Un altro esposto, presentato da un socio dell’Associazione del buon governo e piccolo azionista Mps, nel giugno del 2011, dopo alcune domande presentate nell’assemblea degli azionisti al presidente dei revisori, Tommaso Di Tanno e al presidente di Mps, Giuseppe Mussari, sottolinea che “vi sono aspetti inquietanti sia in relazione alle risposte fornitemi su Antoveneta sia sulla presenza di opzioni con base 0,76, sono a chiedere a codesti spettabili organi di svolgere gli opportuni accertamenti sanzionando, secondo rispettive competenze, eventuali aspetti anomali tenuto conto dei danni causati ai risparmiatori-soci”.
Le anomalie su quanto inserito sul bilancio del 2011 sono inoltre state segnalate dall’Associazione buon governo Mps sempre a Bankitalia e alla Consob sottolineando che vi era un “legittimo sospetto non solo che il bilancio 31 dicembre 2011 non avesse evidenziato con chiarezza e precisione la reale consistenza dei crediti deteriorati, ma altresì che il presidente del collegio sindacale abbia volutamente omesso di informare in modo chiaro e preciso il socio richiedente e l’assemblea”. Infine, l’Associazione lo scorso dicembre del 2012, ha chiesto espressamente l’intervento del neopresidente del Monte dei Paschi di Siena e della Fondazione Mps soprattutto al fine di poter “adottare tutte le iniziative”a tutela dei risparmiatori invitando a “porre in essere tutti gli atti interruttivi opportuni a mantenere impregiudicate le ragioni della banca e dei soci. Da qui la risposta di Gabriello Mancini, presidente della Fondazione Mps che ha sottolineato in una lettera che la “Fondazione non ha difficoltà a rassicuarre in ordine alla propria vigile attenzione sulla tutela dei propri interessi in quanto azionista di riferimento di Banca Mps”.

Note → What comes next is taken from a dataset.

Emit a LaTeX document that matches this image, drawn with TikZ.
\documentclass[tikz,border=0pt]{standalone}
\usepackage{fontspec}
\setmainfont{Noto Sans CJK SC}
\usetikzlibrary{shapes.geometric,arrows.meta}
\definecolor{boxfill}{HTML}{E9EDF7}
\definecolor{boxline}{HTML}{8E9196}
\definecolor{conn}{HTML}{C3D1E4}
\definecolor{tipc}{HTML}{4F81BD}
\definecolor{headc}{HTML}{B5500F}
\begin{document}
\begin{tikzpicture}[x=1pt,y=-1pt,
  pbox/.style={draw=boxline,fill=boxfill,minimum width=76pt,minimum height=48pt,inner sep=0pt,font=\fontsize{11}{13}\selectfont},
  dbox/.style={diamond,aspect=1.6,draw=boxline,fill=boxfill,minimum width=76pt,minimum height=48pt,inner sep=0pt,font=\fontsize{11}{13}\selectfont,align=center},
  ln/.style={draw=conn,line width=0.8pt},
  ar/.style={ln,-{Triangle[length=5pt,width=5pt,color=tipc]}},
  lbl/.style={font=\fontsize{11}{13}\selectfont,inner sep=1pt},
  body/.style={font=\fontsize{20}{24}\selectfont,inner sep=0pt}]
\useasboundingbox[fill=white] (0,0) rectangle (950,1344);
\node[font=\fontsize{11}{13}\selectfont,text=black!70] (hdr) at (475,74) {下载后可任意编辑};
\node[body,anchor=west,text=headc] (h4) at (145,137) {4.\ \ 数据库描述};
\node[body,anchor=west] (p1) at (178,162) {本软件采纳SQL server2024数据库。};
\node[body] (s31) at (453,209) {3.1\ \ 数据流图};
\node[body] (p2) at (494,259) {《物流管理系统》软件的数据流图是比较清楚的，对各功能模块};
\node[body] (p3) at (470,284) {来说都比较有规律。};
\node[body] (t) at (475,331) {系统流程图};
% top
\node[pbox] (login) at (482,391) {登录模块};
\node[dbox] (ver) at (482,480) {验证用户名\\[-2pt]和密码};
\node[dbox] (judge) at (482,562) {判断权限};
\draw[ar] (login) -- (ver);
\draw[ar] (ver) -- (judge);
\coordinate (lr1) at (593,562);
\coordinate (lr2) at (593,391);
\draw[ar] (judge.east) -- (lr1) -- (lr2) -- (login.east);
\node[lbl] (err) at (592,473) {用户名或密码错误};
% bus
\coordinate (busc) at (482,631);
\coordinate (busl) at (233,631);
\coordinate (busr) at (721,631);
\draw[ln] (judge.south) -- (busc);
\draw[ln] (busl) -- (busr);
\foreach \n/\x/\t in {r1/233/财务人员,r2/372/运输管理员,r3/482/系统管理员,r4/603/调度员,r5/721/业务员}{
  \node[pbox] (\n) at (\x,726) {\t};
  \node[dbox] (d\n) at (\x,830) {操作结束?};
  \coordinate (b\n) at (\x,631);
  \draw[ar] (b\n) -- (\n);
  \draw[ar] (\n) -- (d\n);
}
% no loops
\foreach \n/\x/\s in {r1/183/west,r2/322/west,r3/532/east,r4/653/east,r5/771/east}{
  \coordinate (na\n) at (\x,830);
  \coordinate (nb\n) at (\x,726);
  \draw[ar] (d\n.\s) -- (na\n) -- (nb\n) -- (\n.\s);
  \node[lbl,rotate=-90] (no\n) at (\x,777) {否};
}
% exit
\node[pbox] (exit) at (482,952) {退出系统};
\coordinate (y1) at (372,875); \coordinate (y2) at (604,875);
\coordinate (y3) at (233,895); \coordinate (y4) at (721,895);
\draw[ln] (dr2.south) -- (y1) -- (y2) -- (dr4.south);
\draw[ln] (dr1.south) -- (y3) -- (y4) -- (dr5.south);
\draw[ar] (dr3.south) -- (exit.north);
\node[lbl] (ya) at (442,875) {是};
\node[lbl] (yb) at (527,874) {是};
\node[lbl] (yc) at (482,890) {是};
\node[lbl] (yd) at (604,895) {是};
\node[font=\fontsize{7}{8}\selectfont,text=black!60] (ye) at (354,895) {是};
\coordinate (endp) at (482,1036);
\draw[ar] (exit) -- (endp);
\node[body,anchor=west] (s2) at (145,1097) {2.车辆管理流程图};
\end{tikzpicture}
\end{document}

Tra le risposte date dai vertici della banca giudicate “palesemente non esaustive o addirittura elusive della realtà” da 321 piccoli azionisti di Mps, poi, “appare particolarmente inquietante il fatto che a fronte del bilancio 2011 che – oggettivamente – non può che ritenersi disastroso, siano state spesate alla voce Altre spese amministrative – Pubblicità, sponsorizzazioni e promozioni 58,069 milioni di euro”. I piccoli azionisti lo scrivono in un esposto inviato nel giugno 2012 a Bankitalia e Consob, dopo aver chiesto chiarezza nell’assemblea del 28 marzo 2012 sul bilancio portato all’approvazione. “Parte senz’altro consistente (anche se non precisata)” di questa somma, scrivono ancora i piccoli azionisti agli organi di vigilanza, “a favore di associazione calcistica il cui presidente è risultato indagato – pochi giorni dopo l’assemblea – nell’inchiesta sul calcioscommesse, con evidente lesione dell’immagine dello sponsor ovvero Banca Mps”.
Tensione crescente, intanto, tra le Procure coinvolte nel caso. Nel suo intervento al congresso di Magistratura democratica il procuratore di Milano Edmondo Bruti Liberati ha alluso criticamente, pur senza citarla direttamente, alla Procura di Trani, l’ultima ad aprire un’indagine su Mps. In certi uffici di Procura, ha detto, “sembra che la regola della competenza territoriale sia un optional”. C’è stata una ”gara tra diversi uffici giudiziari, ma sembra che la new entry abbia acquisito una posizione di primato irraggiungibile”.